As much as I like my dining and eating out, it’s always a bit more special when paired with a good adult bevvy like beer. Midtown Grille out in N. Hills in Raleigh has been on my short list for a while. New chef John Childers had come over to the restaurant at the beginning of the year from Herons so I was really curious as to what he was doing in their kitchen. Luckily friend and food photographer, Felicia Perry came knocking on my door with an offer to check out Midtown Grille for an upcoming beer dinner with Brueprint Brewing. Ahh, looks like it’s time to find out what up and what’s going down at Midtown Grille…
If you haven’t been to Midtown Grille before, I would classify it as upscale-contemporary Southern and American. A well-appointed dining room with a heavy emphasis on wine, it has the feel of a more mature and affluent audience. I was greeted by GM Max Trujillo and brought to the back room where the beer dinner was to take place.
In the glassed off private room, a happy group of 20+ diners were relaxing with the owner and brewmaster for Brueprint: Eric and Brad. They’re excited to kick off the beer dinner series at Midtown Grille and are ready to answer all questions. Brueprint brews quite a few different types and what they’re shooting for is accessible, easy to drink beers that tickles your taste buds. We’ve got five on tap for today’s dinner across a wide variety of styles.
We start of the meal with some bacon salad profiteroles, think bacon jam cream puff. It’s a shot of salted meat, savory and some heat from what tastes like horse-radish, excellent!

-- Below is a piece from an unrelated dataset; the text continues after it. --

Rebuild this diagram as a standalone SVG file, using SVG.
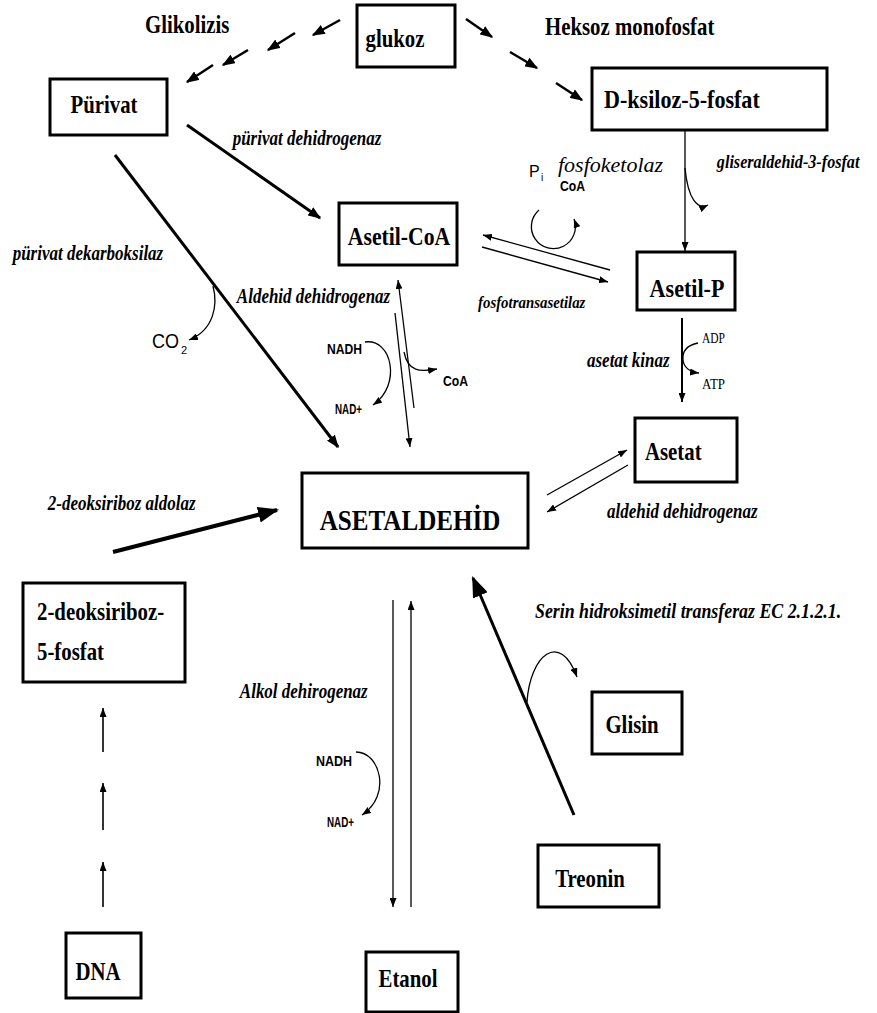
<svg xmlns="http://www.w3.org/2000/svg" width="877" height="1013" viewBox="0 0 877 1013">
<style>
.box{fill:#fff;stroke:#000;stroke-width:3}
.lbl{font-family:"Liberation Serif",serif;font-weight:bold;font-size:24.5px;fill:#000}
.enz{font-family:"Liberation Serif",serif;font-weight:bold;font-style:italic;font-size:20px;fill:#000}
.sm{font-family:"Liberation Sans",sans-serif;font-weight:bold;font-size:15px;fill:#000}
.sn{font-family:"Liberation Sans",sans-serif;fill:#000}
.sq{transform-box:fill-box;transform-origin:50% 50%;transform:scaleX(0.85)}
.sqL{transform-box:fill-box;transform-origin:0% 50%;transform:scaleX(0.85)}
.ln{fill:none;stroke:#000;stroke-width:1.3}
.md{fill:none;stroke:#000;stroke-width:2.5}
.tk{fill:none;stroke:#000;stroke-width:3}
</style>
<defs>
<marker id="a1" viewBox="0 0 10 10" refX="10" refY="5" markerWidth="9" markerHeight="7" markerUnits="userSpaceOnUse" orient="auto" preserveAspectRatio="none"><path d="M0,0 L10,5 L0,10 z"/></marker>
<marker id="a2" viewBox="0 0 10 10" refX="9" refY="5" markerWidth="13" markerHeight="10" markerUnits="userSpaceOnUse" orient="auto" preserveAspectRatio="none"><path d="M0,0 L10,5 L0,10 z"/></marker>
<marker id="a3" viewBox="0 0 10 10" refX="9" refY="5" markerWidth="21" markerHeight="16" markerUnits="userSpaceOnUse" orient="auto" preserveAspectRatio="none"><path d="M0,0 L10,5 L0,10 z"/></marker>
</defs>
<rect width="877" height="1013" fill="#fff"/>

<g id="connectors">
<!-- Glikolizis -->
<path class="md" d="M340 20 L313 35" marker-end="url(#a2)"/>
<path class="md" d="M295 33 L268 50" marker-end="url(#a2)"/>
<path class="md" d="M248 50 L223 65" marker-end="url(#a2)"/>
<path class="md" d="M213 65 L187 82" marker-end="url(#a2)"/>
<!-- Heksoz monofosfat -->
<path class="md" d="M466 19 L492 37" marker-end="url(#a2)"/>
<path class="md" d="M510 52 L537 68" marker-end="url(#a2)"/>
<path class="md" d="M556 83 L582 100" marker-end="url(#a2)"/>
<!-- Purivat -> Asetil-CoA -->
<path class="tk" d="M187 125 L320 218" marker-end="url(#a2)"/>
<!-- Purivat -> Asetaldehid -->
<path class="tk" d="M115 155 L338 447" marker-end="url(#a2)"/>
<path class="ln" d="M213 286 C218 305 214 330 189 340" marker-end="url(#a1)"/>
<!-- Asetil-CoA <-> Asetaldehid -->
<path class="ln" d="M414 408 L398 280" marker-end="url(#a1)"/>
<path class="ln" d="M395 313 L410 447" marker-end="url(#a1)"/>
<path class="ln" d="M365 342 C392 338 402 385 373 405" marker-end="url(#a1)"/>
<path class="ln" d="M404 352 C408 372 420 372 437 369" marker-end="url(#a1)"/>
<!-- Asetil-CoA <-> Asetil-P -->
<path class="ln" d="M610 270 L483 235" marker-end="url(#a1)"/>
<path class="ln" d="M482 247 L608 282" marker-end="url(#a1)"/>
<path class="ln" d="M539 210 A22 22 0 1 0 574 219" marker-end="url(#a1)"/>
<!-- D-ksiloz -> Asetil-P -->
<path class="ln" d="M685 130 L685 251" marker-end="url(#a1)"/>
<path class="ln" d="M685 168 C688 200 698 210 708 205" marker-end="url(#a1)"/>
<!-- Asetil-P -> Asetat -->
<path class="md" style="stroke-width:2" d="M682 318 L682 402" marker-end="url(#a1)"/>
<path class="ln" d="M698 343 C688 345 682 350 683 360 C684 368 690 372 699 373" marker-end="url(#a1)"/>
<!-- Asetaldehid <-> Asetat -->
<path class="ln" d="M547 495 L627 450" marker-end="url(#a1)"/>
<path class="ln" d="M628 465 L547 512" marker-end="url(#a1)"/>
<!-- 2-deoksiriboz aldolaz -->
<path class="tk" style="stroke-width:4" d="M113 552 L277 510" marker-end="url(#a3)"/>
<!-- Asetaldehid <-> Etanol -->
<path class="ln" d="M393 600 L393 907" marker-end="url(#a1)"/>
<path class="ln" d="M411 907 L411 601" marker-end="url(#a1)"/>
<path class="ln" d="M356 752 C380 752 392 795 362 815" marker-end="url(#a1)"/>
<!-- DNA -> 2-deoksiriboz-5-fosfat -->
<path class="ln" style="stroke-width:1.6" d="M103 752 L103 708" marker-end="url(#a1)"/>
<path class="ln" style="stroke-width:1.6" d="M103 830 L103 783" marker-end="url(#a1)"/>
<path class="ln" style="stroke-width:1.6" d="M103 907 L103 862" marker-end="url(#a1)"/>
<!-- Treonin -> Asetaldehid -->
<path class="tk" d="M574 815 L473 578" marker-end="url(#a3)"/>
<path class="ln" d="M527 702 C530 655 560 630 577 677" marker-end="url(#a1)"/>
</g>

<g id="labels">
<text class="lbl sqL" x="145" y="33">Glikolizis</text>
<text class="lbl sqL" x="545" y="35">Heksoz monofosfat</text>
<text class="enz sqL" x="233" y="145">pürivat dehidrogenaz</text>
<text class="enz sqL" x="13" y="260">pürivat dekarboksilaz</text>
<text class="enz sqL" x="237" y="303">Aldehid dehidrogenaz</text>
<text x="558" y="172" style="font-family:'Liberation Serif',serif;font-style:italic;font-size:22px">fosfoketolaz</text>
<text class="enz sqL" style="font-size:19px" x="717" y="168">gliseraldehid-3-fosfat</text>
<text class="enz sqL" style="font-size:17.5px" x="478" y="308">fosfotransasetilaz</text>
<text class="enz sqL" x="587" y="367">asetat kinaz</text>
<text class="enz sqL" x="607" y="518">aldehid dehidrogenaz</text>
<text class="enz sqL" x="48" y="510">2-deoksiriboz aldolaz</text>
<text class="enz sqL" style="font-size:21px" x="535" y="618">Serin hidroksimetil transferaz EC 2.1.2.1.</text>
<text class="enz sqL" x="240" y="698">Alkol dehirogenaz</text>
<text class="sn" x="152" y="348" textLength="27" lengthAdjust="spacingAndGlyphs" style="font-size:20px">CO</text>
<text class="sn" x="181" y="354" style="font-size:11px">2</text>
<text class="sn" x="529" y="177" style="font-size:16px">P</text>
<text class="sn" x="541" y="181" style="font-size:10px">i</text>
<text class="sm" x="560" y="191" textLength="25" lengthAdjust="spacingAndGlyphs">CoA</text>
<text class="sm" x="327" y="354" textLength="35" lengthAdjust="spacingAndGlyphs">NADH</text>
<text class="sm" x="335" y="414" textLength="27" lengthAdjust="spacingAndGlyphs">NAD+</text>
<text class="sm" x="443" y="386" textLength="25" lengthAdjust="spacingAndGlyphs">CoA</text>
<text x="702" y="343" textLength="23" lengthAdjust="spacingAndGlyphs" style="font-family:'Liberation Serif',serif;font-size:14px">ADP</text>
<text x="702" y="389" textLength="23" lengthAdjust="spacingAndGlyphs" style="font-family:'Liberation Serif',serif;font-size:14px">ATP</text>
<text class="sm" x="316" y="766" textLength="36" lengthAdjust="spacingAndGlyphs">NADH</text>
<text class="sm" x="327" y="827" textLength="27" lengthAdjust="spacingAndGlyphs">NAD+</text>
</g>

<g id="glukoz"><rect class="box" x="357" y="5" width="98" height="62"/><text class="lbl sq" x="395" y="47" text-anchor="middle">glukoz</text></g>
<g id="purivat"><rect class="box" x="50" y="79" width="117" height="56"/><text class="lbl sq" x="104" y="113" text-anchor="middle">Pürivat</text></g>
<g id="d-ksiloz-5-fosfat"><rect class="box" x="592" y="68" width="235" height="62"/><text class="lbl sqL" style="font-size:26px" x="604" y="108">D-ksiloz-5-fosfat</text></g>
<g id="asetil-coa"><rect class="box" x="339" y="203" width="118" height="62"/><text class="lbl sq" style="font-size:25.5px" x="399" y="245" text-anchor="middle">Asetil-CoA</text></g>
<g id="asetil-p"><rect class="box" x="637" y="252" width="98" height="58"/><text class="lbl sq" style="font-size:26px" x="687" y="297" text-anchor="middle">Asetil-P</text></g>
<g id="asetat"><rect class="box" x="635" y="418" width="102" height="64"/><text class="lbl sqL" x="645" y="460">Asetat</text></g>
<g id="asetaldehid"><rect class="box" x="302" y="473" width="226" height="75"/><text class="lbl sq" style="font-size:29.5px" x="410" y="530" text-anchor="middle">ASETALDEHİD</text></g>
<g id="deoksiriboz-5-fosfat"><rect class="box" x="23" y="583" width="162" height="99"/><text class="lbl sqL" x="37" y="620">2-deoksiriboz-</text><text class="lbl sqL" x="37" y="660">5-fosfat</text></g>
<g id="glisin"><rect class="box" x="592" y="692" width="90" height="62"/><text class="lbl sq" x="632" y="733" text-anchor="middle">Glisin</text></g>
<g id="treonin"><rect class="box" x="538" y="845" width="121" height="62"/><text class="lbl sq" x="590" y="887" text-anchor="middle">Treonin</text></g>
<g id="dna"><rect class="box" x="66" y="933" width="75" height="65"/><text class="lbl sq" x="98" y="980" text-anchor="middle">DNA</text></g>
<g id="etanol"><rect class="box" x="366" y="952" width="92" height="60"/><text class="lbl sq" x="408" y="987" text-anchor="middle">Etanol</text></g>
</svg>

Paired with a fruity, aromatic fig & honey saison from Brueprint gets the dinner off to a good start.
Next up is a sweet potato with fried pork belly and farmer’s cheese. It’s a good looking dish sitting atop some white rock salt which you’re not supposed to eat (but I did, sorry Chef John!) The sweet potato is tender and meltingly sweet with some nice contrast off the pork belly. Slivers of chive and cilantro pop off with some green to the dish. The kitchen paired up this dish with a light Zambrueni lager.
The second official course is chicken confit and I was a bit surprised at the plate brought out. It was a beautifully seared roll of chicken with an apricot glaze and paired with some wilted and seared broccoli. This dish was my fave for the evening, the chicken was full of flavor and fork tender. Paired with a light amber ale that had a hit of hoppiness to it, made for a happy mouth.
Our last savory course is beef short rib with sweet onion bread pudding. It’s an interesting looking dish with the beef and pudding plated separately. The short rib was nicely braised with a bit of soft, beef fat for tenderness. Loved the onion pudding with a soft, bleu cheese cream and taken all together, a strong plate. To me it’s more of a fall-autumn dish but hey, what the heck! A smooth Midnight Brue stout makes for a good complementary beverage here.
And we complete the beer dinner with a root beer cake, yum! Served up with malted marshmallow and cracked pretzel bits, I was impressed. The root beer wasn’t over-powering at all and the square of marshmallow is pillowy soft. There’s a lot of textures and tastes here but it tantalizes the taste buds without going over the top, thumbs up here. We finished off with a Bruepoint Scotch Ale which went nicely with the root beer flava of dessert!
Over the course of the meal, Chef John Childers comes out several times to let us know some of the thoughts behind each dish. I was pretty impressed with the plates and presentation here, very solid. The dishes remind me a bit of Chef Jason Cunningham over at the Washington Duke Inn, American seasonal with a gourmet twist. And service throughout the Bruepoint beer dinner at Midtown Grille was excellent which is what I would expect at the price points here. So thanks so much Chef John and Max at Midtown Grille along with Eric and Brad over at Bruepoint for having me as a guest last week!